» **DATA SHOWN**:
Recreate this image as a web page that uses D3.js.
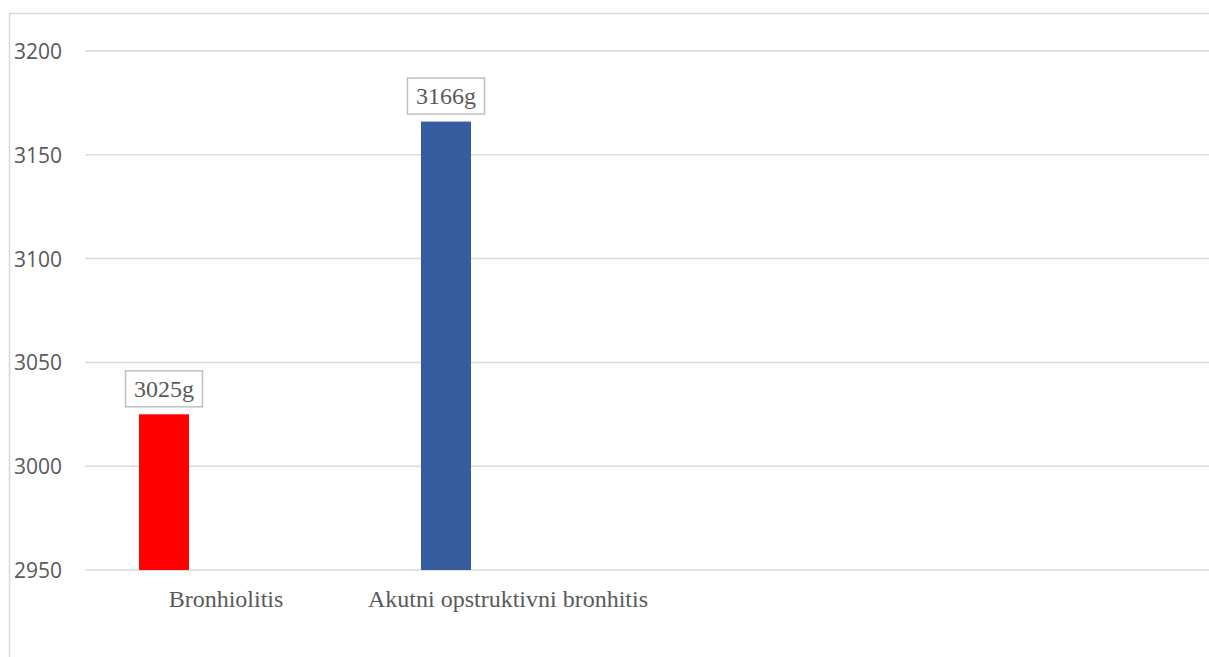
<!DOCTYPE html>
<html>
<head>
<meta charset="utf-8">
<script src="https://cdn.jsdelivr.net/npm/d3@7"></script>
<style>
  html, body { margin: 0; padding: 0; background: #ffffff; }
  svg { display: block; }
</style>
</head>
<body>
<svg id="chart" width="1209" height="657"></svg>
<script>
// ---- data ----
const categories = ["Bronhiolitis", "Akutni opstruktivni bronhitis"];
const values = [3025, 3166];
const valueLabels = ["3025g", "3166g"];
const yTicks = [2950, 3000, 3050, 3100, 3150, 3200];

// ---- styling ----
const barColors = ["#FF0000", "#355C9E"];
const W = 1209, H = 657;
const plotLeft = 85, plotRight = 1209;
const svg = d3.select("#chart");

// frame
svg.append("rect")
  .attr("x", 9.5).attr("y", 13.5)
  .attr("width", 1400).attr("height", 800)
  .attr("fill", "none")
  .attr("stroke", "#d9d9d9")
  .attr("stroke-width", 1.5);

const y = d3.scaleLinear().domain([2950, 3200]).range([570, 51]);
const x = d3.scaleBand().domain(categories).range([plotLeft, plotLeft + 282 * categories.length]).padding(0);
const bw = x.bandwidth();

// gridlines
svg.append("g").selectAll("line").data(yTicks).join("line")
  .attr("x1", plotLeft).attr("x2", plotRight)
  .attr("y1", d => y(d)).attr("y2", d => y(d))
  .attr("stroke", "#d9d9d9").attr("stroke-width", 1.5);

// y labels
svg.append("g").selectAll("text").data(yTicks).join("text")
  .attr("x", 62).attr("y", d => y(d) + 8)
  .attr("text-anchor", "end")
  .attr("font-family", "'Open Sans', sans-serif")
  .attr("font-size", 21)
  .attr("fill", "#595959")
  .text(d => d);

// bars
const barX = c => x(c) + bw * 54 / 282;
const barW = bw * 50 / 282;
svg.append("g").selectAll("rect").data(categories).join("rect")
  .attr("x", c => barX(c))
  .attr("width", barW)
  .attr("y", (c, i) => y(values[i]))
  .attr("height", (c, i) => y(2950) - y(values[i]))
  .attr("fill", (c, i) => barColors[i]);

// data labels with boxes
const lg = svg.append("g").selectAll("g").data(categories).join("g");
lg.append("rect")
  .attr("x", c => barX(c) + barW / 2 - 38.5)
  .attr("y", (c, i) => y(values[i]) - 7.5 - 36)
  .attr("width", 77).attr("height", 36)
  .attr("fill", "#ffffff")
  .attr("stroke", "#bfbfbf").attr("stroke-width", 1.5);
lg.append("text")
  .attr("x", c => barX(c) + barW / 2)
  .attr("y", (c, i) => y(values[i]) - 17.5)
  .attr("text-anchor", "middle")
  .attr("font-family", "'Liberation Serif', 'Times New Roman', serif")
  .attr("font-size", 24)
  .attr("fill", "#595959")
  .text((c, i) => valueLabels[i]);

// category labels
svg.append("g").selectAll("text").data(categories).join("text")
  .attr("x", c => x(c) + bw / 2)
  .attr("y", 607)
  .attr("text-anchor", "middle")
  .attr("font-family", "'Liberation Serif', 'Times New Roman', serif")
  .attr("font-size", 24)
  .attr("fill", "#595959")
  .text(c => c);
</script>
</body>
</html>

» **WHAT IS BEING ASKED**:
In your copy, leave out the pictures and reproduce the material above exactly.

» **SOLUTION BELOW**:
Recreate this image as a web page that uses D3.js.
<!DOCTYPE html>
<html>
<head>
<meta charset="utf-8">
<script src="https://cdn.jsdelivr.net/npm/d3@7"></script>
<style>
  html, body { margin: 0; padding: 0; background: #ffffff; }
  svg { display: block; }
</style>
</head>
<body>
<svg id="chart" width="1209" height="657"></svg>
<script>
// ---- data ----
const categories = ["Bronhiolitis", "Akutni opstruktivni bronhitis"];
const values = [3025, 3166];
const valueLabels = ["3025g", "3166g"];
const yTicks = [2950, 3000, 3050, 3100, 3150, 3200];

// ---- styling ----
const barColors = ["#FF0000", "#355C9E"];
const W = 1209, H = 657;
const plotLeft = 85, plotRight = 1209;
const svg = d3.select("#chart");

// frame
svg.append("rect")
  .attr("x", 9.5).attr("y", 13.5)
  .attr("width", 1400).attr("height", 800)
  .attr("fill", "none")
  .attr("stroke", "#d9d9d9")
  .attr("stroke-width", 1.5);

const y = d3.scaleLinear().domain([2950, 3200]).range([570, 51]);
const x = d3.scaleBand().domain(categories).range([plotLeft, plotLeft + 282 * categories.length]).padding(0);
const bw = x.bandwidth();

// gridlines
svg.append("g").selectAll("line").data(yTicks).join("line")
  .attr("x1", plotLeft).attr("x2", plotRight)
  .attr("y1", d => y(d)).attr("y2", d => y(d))
  .attr("stroke", "#d9d9d9").attr("stroke-width", 1.5);

// y labels
svg.append("g").selectAll("text").data(yTicks).join("text")
  .attr("x", 62).attr("y", d => y(d) + 8)
  .attr("text-anchor", "end")
  .attr("font-family", "'Open Sans', sans-serif")
  .attr("font-size", 21)
  .attr("fill", "#595959")
  .text(d => d);

// bars
const barX = c => x(c) + bw * 54 / 282;
const barW = bw * 50 / 282;
svg.append("g").selectAll("rect").data(categories).join("rect")
  .attr("x", c => barX(c))
  .attr("width", barW)
  .attr("y", (c, i) => y(values[i]))
  .attr("height", (c, i) => y(2950) - y(values[i]))
  .attr("fill", (c, i) => barColors[i]);

// data labels with boxes
const lg = svg.append("g").selectAll("g").data(categories).join("g");
lg.append("rect")
  .attr("x", c => barX(c) + barW / 2 - 38.5)
  .attr("y", (c, i) => y(values[i]) - 7.5 - 36)
  .attr("width", 77).attr("height", 36)
  .attr("fill", "#ffffff")
  .attr("stroke", "#bfbfbf").attr("stroke-width", 1.5);
lg.append("text")
  .attr("x", c => barX(c) + barW / 2)
  .attr("y", (c, i) => y(values[i]) - 17.5)
  .attr("text-anchor", "middle")
  .attr("font-family", "'Liberation Serif', 'Times New Roman', serif")
  .attr("font-size", 24)
  .attr("fill", "#595959")
  .text((c, i) => valueLabels[i]);

// category labels
svg.append("g").selectAll("text").data(categories).join("text")
  .attr("x", c => x(c) + bw / 2)
  .attr("y", 607)
  .attr("text-anchor", "middle")
  .attr("font-family", "'Liberation Serif', 'Times New Roman', serif")
  .attr("font-size", 24)
  .attr("fill", "#595959")
  .text(c => c);
</script>
</body>
</html>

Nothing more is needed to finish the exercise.